Dan karena mayoritas
investor di bursa adalah generasi muda yang sedang semangat-semangatnya untuk
belajar, maka bisakah anda bayangkan bagaimana dampaknya terhadap pasar saham
Indonesia itu sendiri dalam beberapa dekade kedepan? Just remember, ketika
Warren Buffett mulai serius berinvestasi di saham pada tahun 1950-an, maka
tidak hanya Buffett ketika itu masih berusia 20-an dengan modal yang juga
kecil, tapi Bursa Wall Street juga sama sekali belum sebesar hari ini. Jadi jika
anda termasuk investor generasi muda ini, maka perkenankan penulis untuk mengucapkan,
congratulations!
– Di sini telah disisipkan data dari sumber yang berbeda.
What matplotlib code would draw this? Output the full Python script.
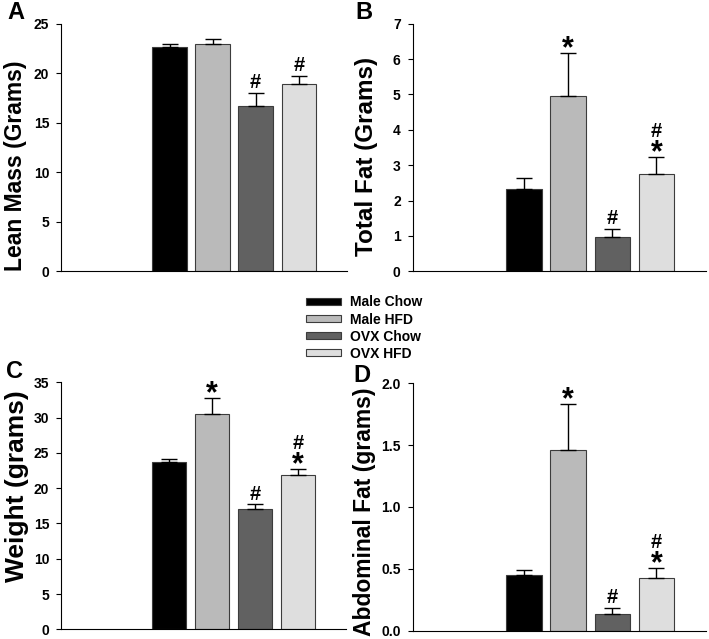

Karena anda saat ini adalah seperti Warren Buffett di tahun 1950-an,
dimana yang perlu anda lakukan selanjutnya adalah keep moving forward, dan
mari kita lihat lagi bagaimana hasilnya, beberapa tahun dari sekarang.
Problemnya bukan di
Usia, Tapi Semangat untuk Belajar
Tapi Pak Teguh, apa
itu artinya kalau saya sudah berusia 40-an atau lebih senior lagi, berarti saya
sudah terlambat untuk invest di saham? Kabar baiknya, tidak juga. Sebab kata
kuncinya disini bukanlah di usia kita berapa, melainkan seberapa besar semangat
yang kita miliki untuk menggali pengetahuan serta pengalaman yang memang mutlak
diperlukan dalam berinvestasi itu sendiri. Jadi bahkan kalaupun anda adalah
seorang pensiunan berusia 60 tahun, tapi jika anda mampu dan memang seneng mengutak atik angka-angka
yang ada di laporan keuangan emiten, maka anda tetap lebih baik dibanding
investor usia 20-an yang kerjaannya cuma ngeliatin naik turun sahamnya setiap
hari. Selain itu kalau anda bukan lagi seorang karyawan fresh graduate, maka harusnya
modalnya juga lebih gede dong (sehingga hasil profitnya juga lebih gede). Kalau
kita pake contoh W. Buffett sendiri, ketika ia mencapai US$ 1 billion
pertamanya pada usia 55, tapi bahkan setelah itu ia tetap semangat berinvestasi
dan melakukan pekerjaan analisa hingga hari ini, pada usia 88 tahun, ia menjadi
jauh lebih kaya lagi. Nah, jadi dalam hal ini penulis juga perlu ingatkan
kepada anda yang merasa ‘menang’ hanya karena anda masih berusia 30-an, 20-an, atau lebih muda lagi: Usia muda bukan jaminan bahwa anda pasti akan sukses
sebagai investor, karena itu akan sepenuhnya bergantung pada seberapa baik anda
dalam memanfaatkan waktu yang anda miliki.
Hanya memang,
seperti yang sudah disebut diatas, investor yang baru mulai invest ketika ia sudah berusia mapan biasanya kurang semangat belajarnya, dibanding mereka yang sudah mulai lebih awal. Dalam hal ini pun anda tetap tidak perlu
berkecil hati, karena kalaupun anda termasuk yang ‘capek’ untuk belajar ini,
maka kata capek itu tidak berlaku bagi
putra putri anda, dimana yang mereka butuhkan selanjutnya hanyalah mentor yang bisa diandalkan, yakni anda sendiri sebagai orang tuanya. Thus, jika anda baru pertama kali
baca blog ini, maka ajaklah putra putri anda untuk ikut membacanya. Dan jika
mereka tertarik, maka tinggal sisihkan saja barang beberapa juta Rupiah untuk
membuka rekening di sekuritas untuk mereka (anak anda) kelola sendiri (kalau
dia belum punya KTP, maka bisa rekeningnya pake nama anda sendiri dulu), lalu
lihat hasilnya beberapa waktu kemudian 😊
Dan mudah-mudahan
dengan cara inilah, pasar saham Indonesia benar-benar akan menjadi besar suatu
hari nanti, lebih besar dari pasar saham China dan Jepang sekalipun. Amin!